Figure scripts
────────
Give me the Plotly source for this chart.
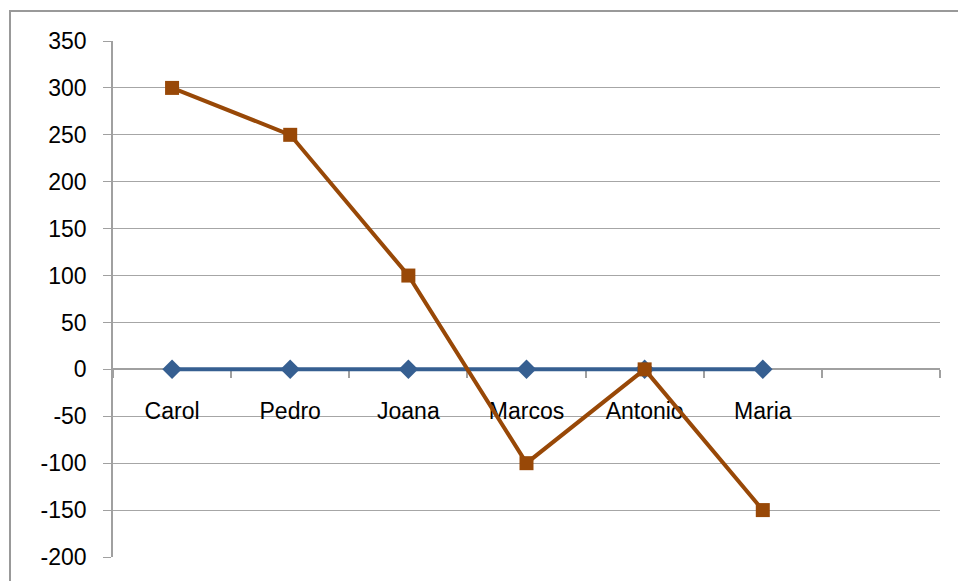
import plotly.graph_objects as go

categories = ["Carol", "Pedro", "Joana", "Marcos", "Antonio", "Maria"]
series_blue = [0, 0, 0, 0, 0, 0]
series_brown = [300, 250, 100, -100, 0, -150]
y_ticks = [-200, -150, -100, -50, 0, 50, 100, 150, 200, 250, 300, 350]
y_tick_labels = ["-200", "-150", "-100", "-50", "0", "50", "100", "150",
                 "200", "250", "300", "350"]
n_slots = 7  # the category axis has one extra empty slot

y_min, y_max = -200, 350
x_pos = list(range(len(categories)))
boundaries = [i - 0.5 for i in range(n_slots + 1)]

fig = go.Figure()
fig.add_trace(go.Scatter(
    x=x_pos, y=series_blue, mode="lines+markers",
    line=dict(color="#365f91", width=4),
    marker=dict(symbol="diamond", size=15, color="#365f91"),
    showlegend=False, cliponaxis=False,
))
fig.add_trace(go.Scatter(
    x=x_pos, y=series_brown, mode="lines+markers",
    line=dict(color="#984807", width=4),
    marker=dict(symbol="square", size=14, color="#984807"),
    showlegend=False, cliponaxis=False,
))

font_family = "Liberation Sans, Arial, sans-serif"

fig.update_layout(
    width=958, height=581,
    margin=dict(l=113, r=18, t=41, b=24),
    paper_bgcolor="white", plot_bgcolor="white",
    font=dict(family=font_family, size=23, color="black"),
    xaxis=dict(
        range=[-0.5, n_slots - 0.5],
        tickvals=x_pos, ticktext=categories,
        ticks="", showgrid=False, zeroline=False,
        showline=True, linecolor="#a0a0a0", linewidth=1.5,
        anchor="free", position=(0 - y_min) / (y_max - y_min),
        layer="below traces",
        ticklabelstandoff=21,
        minor=dict(tickvals=boundaries, ticks="outside", ticklen=8,
                   tickcolor="#a0a0a0", tickwidth=1.5, showgrid=False),
        tickfont=dict(family=font_family, size=23, color="black"),
    ),
    yaxis=dict(
        range=[y_min, y_max], tickvals=y_ticks, ticktext=y_tick_labels,
        showgrid=True, gridcolor="#a6a6a6", gridwidth=1,
        zeroline=False,
        showline=True, linecolor="#a0a0a0", linewidth=1.5,
        ticks="outside", ticklen=8, tickcolor="#a0a0a0", tickwidth=1,
        ticklabelstandoff=12, layer="below traces",
        tickfont=dict(family=font_family, size=23, color="black"),
    ),
    shapes=[dict(
        type="rect", xref="paper", yref="paper",
        x0=(10 - 113) / 827, x1=1.2,
        y0=-0.2, y1=1 + (41 - 11) / 516,
        line=dict(color="#999999", width=2), fillcolor="rgba(0,0,0,0)",
        layer="below",
    )],
)

fig.write_html("out.html")
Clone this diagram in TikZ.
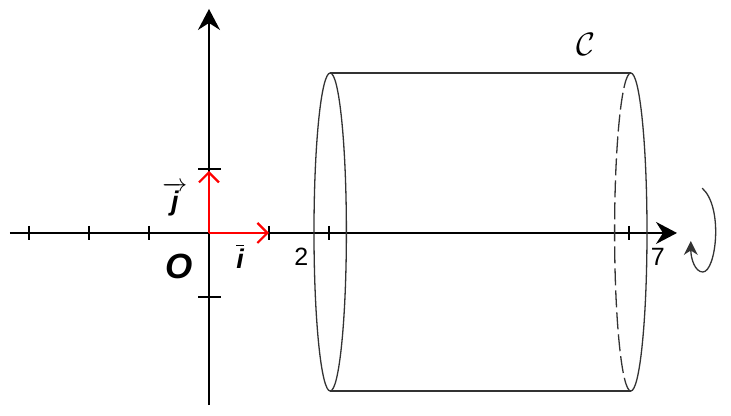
\documentclass[tikz,border=0pt]{standalone}
\usepackage{amsmath,amssymb}
\usepackage{fontspec}
\setmainfont{Liberation Sans}
\usepackage{tikz}
\usetikzlibrary{arrows.meta}

\tikzset{
    axisline/.style={line width=2pt,-{Stealth[length=21pt,width=22pt,inset=7pt]}},
    vect/.style={red,line width=2.2pt,-{Straight Barb[length=10pt,width=20pt,line width=2.2pt]}},
    cyledge/.style={line width=1.3pt,black!80},
    tickmark/.style={line width=1.2pt},
    lab/.style={inner sep=0pt,font=\fontsize{25}{27}\selectfont},
    vlab/.style={inner sep=0pt,font=\fontsize{27}{29}\selectfont\bfseries\itshape}
}

\begin{document}
\begin{tikzpicture}[x=60pt,y=64pt]
    \useasboundingbox (-3.483,-2.859) rectangle (8.7,3.64);

    % axes
    \coordinate (O) at (0,0);
    \coordinate (xstart) at (-3.32,0);
    \coordinate (xend) at (7.8,0);
    \coordinate (ystart) at (0,-2.69);
    \coordinate (yend) at (0,3.5);
    \draw[axisline] (xstart) -- (xend);
    \draw[axisline] (ystart) -- (yend);

    % ticks
    \foreach \x in {-3,-2,-1,1,2,7} {
        \coordinate (xa\x) at (\x,0.11);
        \coordinate (xb\x) at (\x,-0.11);
        \draw[tickmark] (xa\x) -- (xb\x);
    }
    \foreach \y in {-1,1} {
        \coordinate (ya\y) at (-0.18,\y);
        \coordinate (yb\y) at (0.2,\y);
        \draw[tickmark] (ya\y) -- (yb\y);
    }

    % unit vectors
    \coordinate (i) at (1,0);
    \coordinate (j) at (0,0.97);
    \draw[vect] (O) -- (i);
    \draw[vect] (O) -- (j);

    % cylinder
    \coordinate (ltop) at (2.02,2.5);
    \coordinate (lbot) at (2.02,-2.47);
    \coordinate (rtop) at (7.03,2.5);
    \coordinate (rbot) at (7.03,-2.47);
    \draw[cyledge] (ltop) -- (rtop);
    \draw[cyledge] (lbot) -- (rbot);
    \draw[cyledge] (ltop) arc[start angle=90,end angle=450,x radius=0.27,y radius=2.485];
    \draw[cyledge] (rtop) arc[start angle=90,end angle=-90,x radius=0.27,y radius=2.485];
    \draw[cyledge,dash pattern=on 17pt off 5pt] (rtop) arc[start angle=90,end angle=270,x radius=0.27,y radius=2.485];

    % rotation
    \coordinate (rota) at (8.22,0.7);
    \coordinate (rotb) at (8.23,-0.61);
    \coordinate (rotc) at (8.03,-0.125);
    \draw[cyledge,-{Stealth[length=14pt,width=14pt]}] (rota) .. controls (8.58,0.4) and (8.45,-0.61) .. (rotb) .. controls (8.1,-0.61) and (8.03,-0.4) .. (rotc);

    % labels
    \node[lab] (two) at (1.54,-0.37) {2};
    \node[lab] (seven) at (7.48,-0.37) {7};
    \node[vlab,font=\fontsize{35}{37}\selectfont\bfseries\itshape] (orig) at (-0.5,-0.53) {O};
    \node[vlab] (jlab) at (-0.57,0.53) {$\overrightarrow{\text{\bfseries\itshape j}}$};
    \node[vlab] (ilab) at (0.52,-0.36) {$\overline{\text{\bfseries\itshape i}}$};
    \node[inner sep=0pt] (cyl) at (6.28,2.95) {\scalebox{1.3}{\fontsize{24}{26}\selectfont$\mathcal{C}$}};
\end{tikzpicture}
\end{document}
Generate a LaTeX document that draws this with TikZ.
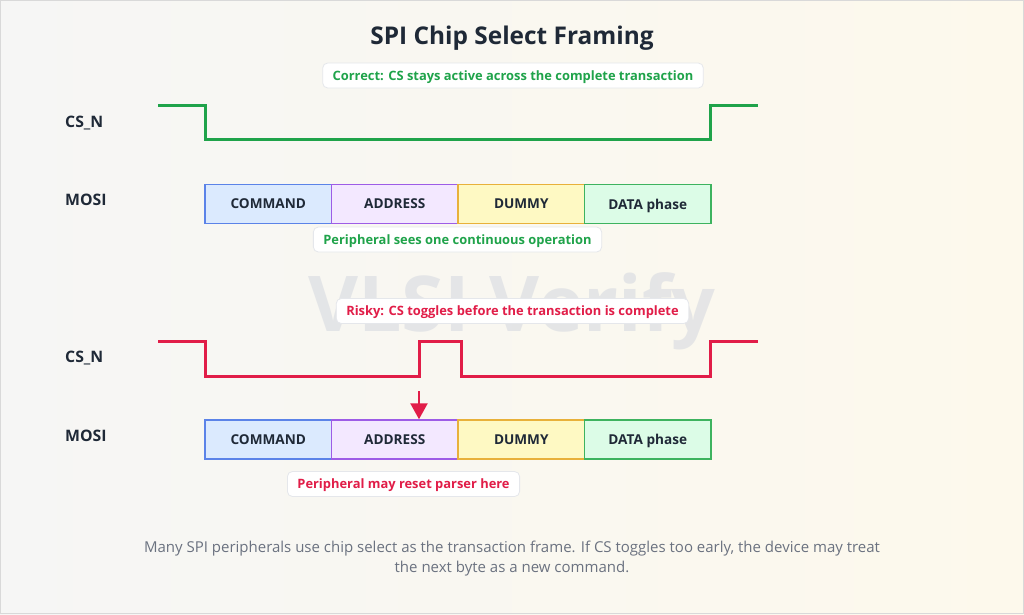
\documentclass[tikz,border=0pt]{standalone}
\usepackage{fontspec}
\setmainfont{Open Sans}
\usetikzlibrary{arrows.meta}
\definecolor{bgA}{HTML}{F6F6F5}
\definecolor{bgB}{HTML}{FDF9EC}
\definecolor{ink}{HTML}{1F2937}
\definecolor{okgreen}{HTML}{1FA34A}
\definecolor{badred}{HTML}{E11D48}
\definecolor{capgray}{HTML}{6B7280}
\definecolor{lblborder}{HTML}{E5E7EB}
\definecolor{cmdfill}{HTML}{DBEAFE}\definecolor{cmddraw}{HTML}{5B83E8}
\definecolor{adrfill}{HTML}{F3E8FF}\definecolor{adrdraw}{HTML}{9D5CE6}
\definecolor{dumfill}{HTML}{FEF9C3}\definecolor{dumdraw}{HTML}{E8B13A}
\definecolor{datfill}{HTML}{DCFCE7}\definecolor{datdraw}{HTML}{3DB35F}
\definecolor{wmark}{HTML}{D3D7DF}
\tikzset{
  sig/.style={font=\bfseries\fontsize{15.8}{18}\selectfont, text=ink, anchor=west, inner sep=0pt},
  seg/.style={minimum width=126.5pt, minimum height=39pt, inner sep=0pt, line width=1.5pt,
     font=\bfseries\fontsize{13.6}{15}\selectfont, text=ink, text depth=0pt},
  cmdseg/.style={seg, fill=cmdfill, draw=cmddraw},
  adrseg/.style={seg, fill=adrfill, draw=adrdraw},
  dumseg/.style={seg, fill=dumfill, draw=dumdraw},
  datseg/.style={seg, fill=datfill, draw=datdraw},
  lbl/.style={fill=white, draw=lblborder, line width=0.8pt, rounded corners=5pt,
     font=\bfseries\fontsize{12.9}{15}\selectfont, inner xsep=10pt, minimum height=25pt, inner ysep=0pt,
     text depth=0pt},
  wave/.style={line width=3pt, line join=miter},
}
\begin{document}
\begin{tikzpicture}[x=1pt,y=-1pt]
\useasboundingbox (0,0) rectangle (1024,614);
\shade[left color=bgA, right color=bgB] (0,0) rectangle (1024,614);
\draw[line width=1pt, black!15] (0.5,0.5) rectangle (1023.5,613.5);

% watermark
\node[text=wmark, opacity=0.55, font=\bfseries\fontsize{77}{90}\selectfont] (wm) at (512,311) {VLSI Verify};

% title
\node[font=\bfseries\fontsize{24.4}{28}\selectfont, text=ink] (title) at (512,38.5) {SPI Chip Select Framing};

% ---- correct ----
\node[lbl, text=okgreen] (lblok) at (513,75.5) {Correct: CS stays active across the complete transaction};
\node[sig] (cs1) at (65,123) {CS\_N};
\draw[wave, okgreen] (158,105) -- (205,105) -- (205,139) -- (710,139) -- (710,105) -- (758,105);
\node[sig] (mosi1) at (65,200) {MOSI};
\node[cmdseg] (c1) at (268.25,204) {COMMAND};
\node[adrseg] (a1) at (394.75,204) {ADDRESS};
\node[dumseg] (d1) at (521.25,204) {DUMMY};
\node[datseg] (p1) at (647.75,204) {DATA phase};
\node[lbl, text=okgreen] (lblcont) at (457.5,239.5) {Peripheral sees one continuous operation};

% ---- risky ----
\node[lbl, text=badred] (lblbad) at (512.5,311) {Risky: CS toggles before the transaction is complete};
\node[sig] (cs2) at (65,358) {CS\_N};
\draw[wave, badred] (158,341) -- (205,341) -- (205,376) -- (419,376) -- (419,341) -- (461,341) -- (461,376) -- (710,376) -- (710,341) -- (758,341);
\node[sig] (mosi2) at (65,436) {MOSI};
\node[cmdseg] (c2) at (268.25,439.5) {COMMAND};
\node[adrseg] (a2) at (394.75,439.5) {ADDRESS};
\node[dumseg] (d2) at (521.25,439.5) {DUMMY};
\node[datseg] (p2) at (647.75,439.5) {DATA phase};
\coordinate (arrtop) at (419,391);
\draw[badred, line width=2.5pt, -{Triangle[width=17pt,length=16pt]}] (arrtop) -- (a2.north -| arrtop);
\node[lbl, text=badred] (lblreset) at (403.5,484) {Peripheral may reset parser here};

% caption
\node[text=capgray, font=\fontsize{15}{19.5}\selectfont, align=center] (cap) at (512,558.5)
 {Many SPI peripherals use chip select as the transaction frame. If CS toggles too early, the device may treat\\the next byte as a new command.};
\end{tikzpicture}
\end{document}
────────
◆ Exercise description ◆
Identify every line above that includes the word "this", and show those lines.

◆ Written reply ◆
Give me the Plotly source for this chart.
Clone this diagram in TikZ.
Generate a LaTeX document that draws this with TikZ.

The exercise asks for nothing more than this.